What you need to do:
Count the lines that hold the string "page". Reply with the number alone.

======== Dataset records ========

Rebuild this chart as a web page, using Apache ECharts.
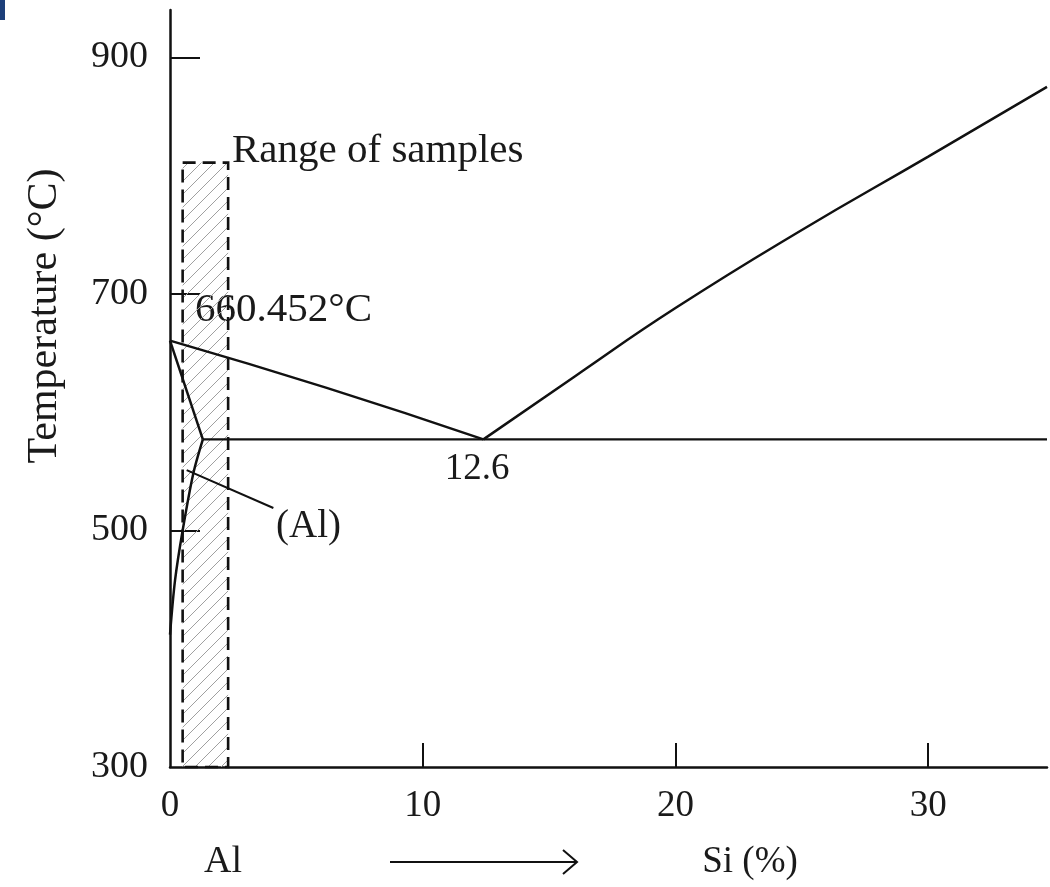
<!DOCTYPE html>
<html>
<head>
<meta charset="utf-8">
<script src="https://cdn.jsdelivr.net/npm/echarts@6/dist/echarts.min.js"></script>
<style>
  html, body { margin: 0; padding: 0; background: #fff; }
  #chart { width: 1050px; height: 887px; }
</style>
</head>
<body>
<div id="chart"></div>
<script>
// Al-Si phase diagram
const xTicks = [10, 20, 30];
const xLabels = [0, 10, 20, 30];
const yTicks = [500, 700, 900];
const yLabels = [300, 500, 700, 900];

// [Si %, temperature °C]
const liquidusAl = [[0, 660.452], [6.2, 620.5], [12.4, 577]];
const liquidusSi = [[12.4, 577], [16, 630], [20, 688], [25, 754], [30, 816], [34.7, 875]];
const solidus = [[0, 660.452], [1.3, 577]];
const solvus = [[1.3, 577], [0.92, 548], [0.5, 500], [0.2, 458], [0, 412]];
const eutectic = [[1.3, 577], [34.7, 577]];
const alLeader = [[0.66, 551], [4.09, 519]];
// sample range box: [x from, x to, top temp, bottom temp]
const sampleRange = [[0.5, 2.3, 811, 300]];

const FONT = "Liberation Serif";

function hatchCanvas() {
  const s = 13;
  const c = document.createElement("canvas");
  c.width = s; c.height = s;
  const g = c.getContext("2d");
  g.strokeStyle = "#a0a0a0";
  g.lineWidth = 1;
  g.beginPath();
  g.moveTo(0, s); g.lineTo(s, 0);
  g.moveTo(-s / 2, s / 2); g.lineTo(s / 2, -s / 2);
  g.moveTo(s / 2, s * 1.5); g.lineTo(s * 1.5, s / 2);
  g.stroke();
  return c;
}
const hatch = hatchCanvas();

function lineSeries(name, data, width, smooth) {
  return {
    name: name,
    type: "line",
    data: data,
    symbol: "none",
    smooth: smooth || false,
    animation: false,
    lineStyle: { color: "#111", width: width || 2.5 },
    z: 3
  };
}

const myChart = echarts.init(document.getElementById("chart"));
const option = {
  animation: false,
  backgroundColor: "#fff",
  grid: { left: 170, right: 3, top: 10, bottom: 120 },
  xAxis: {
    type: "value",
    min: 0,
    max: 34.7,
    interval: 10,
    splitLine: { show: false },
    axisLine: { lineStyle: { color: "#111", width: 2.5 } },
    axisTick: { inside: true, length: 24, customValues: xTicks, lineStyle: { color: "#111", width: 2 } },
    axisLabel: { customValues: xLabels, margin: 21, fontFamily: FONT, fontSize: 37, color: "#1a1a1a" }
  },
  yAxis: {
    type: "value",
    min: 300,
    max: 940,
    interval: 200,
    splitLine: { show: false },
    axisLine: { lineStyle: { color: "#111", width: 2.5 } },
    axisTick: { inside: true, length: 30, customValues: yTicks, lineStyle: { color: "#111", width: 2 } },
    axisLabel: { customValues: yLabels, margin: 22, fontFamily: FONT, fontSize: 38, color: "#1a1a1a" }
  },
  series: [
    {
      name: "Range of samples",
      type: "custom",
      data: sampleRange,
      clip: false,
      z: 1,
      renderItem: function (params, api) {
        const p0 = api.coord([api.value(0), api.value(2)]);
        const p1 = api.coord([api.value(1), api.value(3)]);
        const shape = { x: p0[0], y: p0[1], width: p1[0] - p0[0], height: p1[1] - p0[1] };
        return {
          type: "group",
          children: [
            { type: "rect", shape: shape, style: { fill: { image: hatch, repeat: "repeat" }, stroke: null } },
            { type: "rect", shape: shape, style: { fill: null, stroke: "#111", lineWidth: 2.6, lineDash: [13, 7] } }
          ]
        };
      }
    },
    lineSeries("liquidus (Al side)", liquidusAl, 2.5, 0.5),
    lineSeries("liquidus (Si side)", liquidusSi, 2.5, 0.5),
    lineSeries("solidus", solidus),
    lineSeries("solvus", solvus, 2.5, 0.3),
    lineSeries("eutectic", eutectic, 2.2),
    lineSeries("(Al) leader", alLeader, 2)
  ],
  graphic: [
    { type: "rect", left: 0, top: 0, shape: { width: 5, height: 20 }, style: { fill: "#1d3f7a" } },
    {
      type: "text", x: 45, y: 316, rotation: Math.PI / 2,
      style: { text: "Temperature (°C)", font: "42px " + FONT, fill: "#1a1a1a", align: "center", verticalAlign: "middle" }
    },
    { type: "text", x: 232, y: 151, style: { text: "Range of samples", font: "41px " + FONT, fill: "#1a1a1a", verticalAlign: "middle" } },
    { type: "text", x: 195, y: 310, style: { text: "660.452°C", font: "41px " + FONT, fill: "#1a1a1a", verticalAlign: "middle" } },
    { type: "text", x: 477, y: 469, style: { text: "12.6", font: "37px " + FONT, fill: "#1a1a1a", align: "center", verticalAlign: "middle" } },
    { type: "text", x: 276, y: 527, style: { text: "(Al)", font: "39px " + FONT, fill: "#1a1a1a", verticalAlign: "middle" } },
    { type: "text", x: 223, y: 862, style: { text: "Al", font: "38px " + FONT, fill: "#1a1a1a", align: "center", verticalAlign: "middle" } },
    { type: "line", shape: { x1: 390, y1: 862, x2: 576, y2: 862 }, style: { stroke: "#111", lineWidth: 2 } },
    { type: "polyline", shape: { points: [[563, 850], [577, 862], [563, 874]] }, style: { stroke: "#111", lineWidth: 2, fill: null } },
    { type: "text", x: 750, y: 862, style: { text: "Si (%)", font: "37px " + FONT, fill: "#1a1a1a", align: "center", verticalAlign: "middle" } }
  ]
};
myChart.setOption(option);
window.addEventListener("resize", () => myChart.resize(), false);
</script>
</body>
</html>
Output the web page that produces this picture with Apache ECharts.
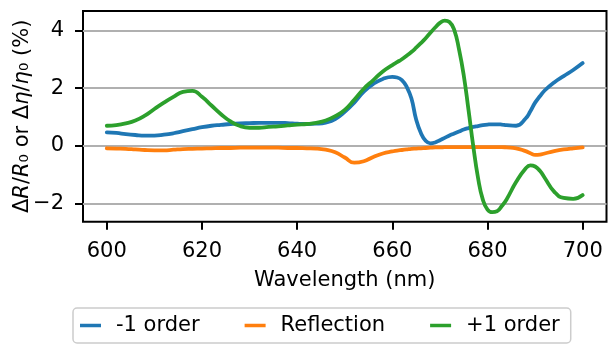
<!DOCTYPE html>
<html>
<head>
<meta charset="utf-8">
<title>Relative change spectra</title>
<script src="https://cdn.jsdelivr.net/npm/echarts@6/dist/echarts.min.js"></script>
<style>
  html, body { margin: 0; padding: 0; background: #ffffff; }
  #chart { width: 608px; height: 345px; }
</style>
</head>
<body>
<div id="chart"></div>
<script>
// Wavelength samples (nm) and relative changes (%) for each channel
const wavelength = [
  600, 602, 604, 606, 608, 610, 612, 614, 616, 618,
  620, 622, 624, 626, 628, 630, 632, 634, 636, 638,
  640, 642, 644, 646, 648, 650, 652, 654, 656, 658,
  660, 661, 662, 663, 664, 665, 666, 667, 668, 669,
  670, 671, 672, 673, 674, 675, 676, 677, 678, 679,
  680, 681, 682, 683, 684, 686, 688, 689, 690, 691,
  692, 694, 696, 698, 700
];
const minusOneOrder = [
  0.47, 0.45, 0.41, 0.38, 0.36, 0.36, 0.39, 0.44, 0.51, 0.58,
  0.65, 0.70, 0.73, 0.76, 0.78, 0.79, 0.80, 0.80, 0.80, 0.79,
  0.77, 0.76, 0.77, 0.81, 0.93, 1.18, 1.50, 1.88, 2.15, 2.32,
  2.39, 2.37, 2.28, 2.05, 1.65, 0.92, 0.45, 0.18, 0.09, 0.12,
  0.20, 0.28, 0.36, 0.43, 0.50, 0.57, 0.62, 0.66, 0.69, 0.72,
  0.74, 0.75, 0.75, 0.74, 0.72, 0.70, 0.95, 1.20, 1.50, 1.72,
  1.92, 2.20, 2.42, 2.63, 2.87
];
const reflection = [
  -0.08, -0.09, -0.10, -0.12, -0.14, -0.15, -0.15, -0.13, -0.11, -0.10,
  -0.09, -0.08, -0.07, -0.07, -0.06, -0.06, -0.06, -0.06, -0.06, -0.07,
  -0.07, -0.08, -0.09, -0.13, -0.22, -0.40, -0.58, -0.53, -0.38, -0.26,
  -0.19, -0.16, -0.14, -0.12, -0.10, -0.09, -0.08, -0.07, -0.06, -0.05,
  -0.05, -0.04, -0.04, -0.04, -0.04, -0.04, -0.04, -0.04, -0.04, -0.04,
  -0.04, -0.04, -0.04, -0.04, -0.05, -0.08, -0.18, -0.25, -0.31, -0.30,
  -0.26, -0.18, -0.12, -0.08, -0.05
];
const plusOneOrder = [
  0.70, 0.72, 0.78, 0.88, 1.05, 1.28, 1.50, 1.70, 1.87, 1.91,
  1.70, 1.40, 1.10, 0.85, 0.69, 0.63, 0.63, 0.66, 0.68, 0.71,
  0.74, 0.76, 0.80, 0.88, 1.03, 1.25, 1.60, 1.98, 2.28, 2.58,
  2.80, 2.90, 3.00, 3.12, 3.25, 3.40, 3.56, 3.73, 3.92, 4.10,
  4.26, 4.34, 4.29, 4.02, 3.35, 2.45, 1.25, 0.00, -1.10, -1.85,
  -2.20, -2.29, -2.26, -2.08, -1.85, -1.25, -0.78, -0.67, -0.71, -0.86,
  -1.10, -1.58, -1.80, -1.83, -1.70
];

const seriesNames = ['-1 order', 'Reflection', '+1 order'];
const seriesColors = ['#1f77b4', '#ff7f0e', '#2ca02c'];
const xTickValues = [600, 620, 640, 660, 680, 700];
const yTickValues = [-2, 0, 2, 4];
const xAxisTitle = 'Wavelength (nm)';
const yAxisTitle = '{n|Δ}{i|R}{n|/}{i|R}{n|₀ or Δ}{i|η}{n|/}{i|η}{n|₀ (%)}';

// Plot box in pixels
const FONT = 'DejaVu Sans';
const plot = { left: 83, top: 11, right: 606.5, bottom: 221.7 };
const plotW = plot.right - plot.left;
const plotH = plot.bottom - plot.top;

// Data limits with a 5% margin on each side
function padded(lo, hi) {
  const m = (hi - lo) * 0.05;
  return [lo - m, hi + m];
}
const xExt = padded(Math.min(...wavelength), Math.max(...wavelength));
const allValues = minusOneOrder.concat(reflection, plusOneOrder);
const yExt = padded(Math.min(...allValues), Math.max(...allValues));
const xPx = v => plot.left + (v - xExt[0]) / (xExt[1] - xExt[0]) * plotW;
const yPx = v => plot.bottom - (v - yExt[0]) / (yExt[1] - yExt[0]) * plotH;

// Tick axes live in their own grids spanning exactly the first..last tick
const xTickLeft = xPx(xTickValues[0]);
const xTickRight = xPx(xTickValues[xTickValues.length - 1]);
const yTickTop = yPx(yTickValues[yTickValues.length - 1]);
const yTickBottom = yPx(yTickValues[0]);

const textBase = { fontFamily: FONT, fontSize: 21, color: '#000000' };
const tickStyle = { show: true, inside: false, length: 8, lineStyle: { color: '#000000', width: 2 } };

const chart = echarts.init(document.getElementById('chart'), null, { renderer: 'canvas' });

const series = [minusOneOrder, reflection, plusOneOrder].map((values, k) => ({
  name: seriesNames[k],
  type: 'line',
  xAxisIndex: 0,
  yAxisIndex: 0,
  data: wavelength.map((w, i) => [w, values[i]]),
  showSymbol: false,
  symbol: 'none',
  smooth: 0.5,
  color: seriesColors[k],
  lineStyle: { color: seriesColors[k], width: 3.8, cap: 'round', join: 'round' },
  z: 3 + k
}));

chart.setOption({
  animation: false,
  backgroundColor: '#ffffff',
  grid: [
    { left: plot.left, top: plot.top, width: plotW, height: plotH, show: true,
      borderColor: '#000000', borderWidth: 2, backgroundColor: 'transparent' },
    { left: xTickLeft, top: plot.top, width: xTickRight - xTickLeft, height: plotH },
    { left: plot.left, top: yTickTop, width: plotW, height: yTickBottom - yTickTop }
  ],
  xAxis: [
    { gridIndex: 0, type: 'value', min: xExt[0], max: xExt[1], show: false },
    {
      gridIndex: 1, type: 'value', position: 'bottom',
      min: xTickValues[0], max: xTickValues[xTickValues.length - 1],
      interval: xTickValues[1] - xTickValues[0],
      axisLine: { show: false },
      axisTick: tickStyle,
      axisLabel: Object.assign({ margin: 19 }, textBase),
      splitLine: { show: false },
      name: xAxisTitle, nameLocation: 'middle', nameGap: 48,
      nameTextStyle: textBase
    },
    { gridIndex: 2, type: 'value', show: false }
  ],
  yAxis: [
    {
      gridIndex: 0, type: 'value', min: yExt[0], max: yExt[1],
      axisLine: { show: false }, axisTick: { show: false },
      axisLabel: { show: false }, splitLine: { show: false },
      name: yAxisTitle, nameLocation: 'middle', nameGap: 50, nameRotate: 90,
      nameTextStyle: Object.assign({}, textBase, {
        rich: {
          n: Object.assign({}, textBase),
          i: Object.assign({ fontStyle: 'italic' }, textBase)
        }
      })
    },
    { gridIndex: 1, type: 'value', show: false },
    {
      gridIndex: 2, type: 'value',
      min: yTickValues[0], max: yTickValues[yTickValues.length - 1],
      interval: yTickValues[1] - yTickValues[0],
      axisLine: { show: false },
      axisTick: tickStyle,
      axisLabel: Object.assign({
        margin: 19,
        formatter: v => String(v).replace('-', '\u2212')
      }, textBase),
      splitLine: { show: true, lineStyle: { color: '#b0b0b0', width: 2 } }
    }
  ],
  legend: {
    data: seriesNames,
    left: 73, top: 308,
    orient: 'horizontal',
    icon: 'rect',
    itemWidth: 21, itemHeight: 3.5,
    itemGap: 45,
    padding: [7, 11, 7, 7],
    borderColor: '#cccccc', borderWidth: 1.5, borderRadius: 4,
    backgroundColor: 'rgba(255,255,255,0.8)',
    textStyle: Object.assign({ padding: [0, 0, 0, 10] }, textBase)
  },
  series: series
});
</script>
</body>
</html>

========

Correct output:
2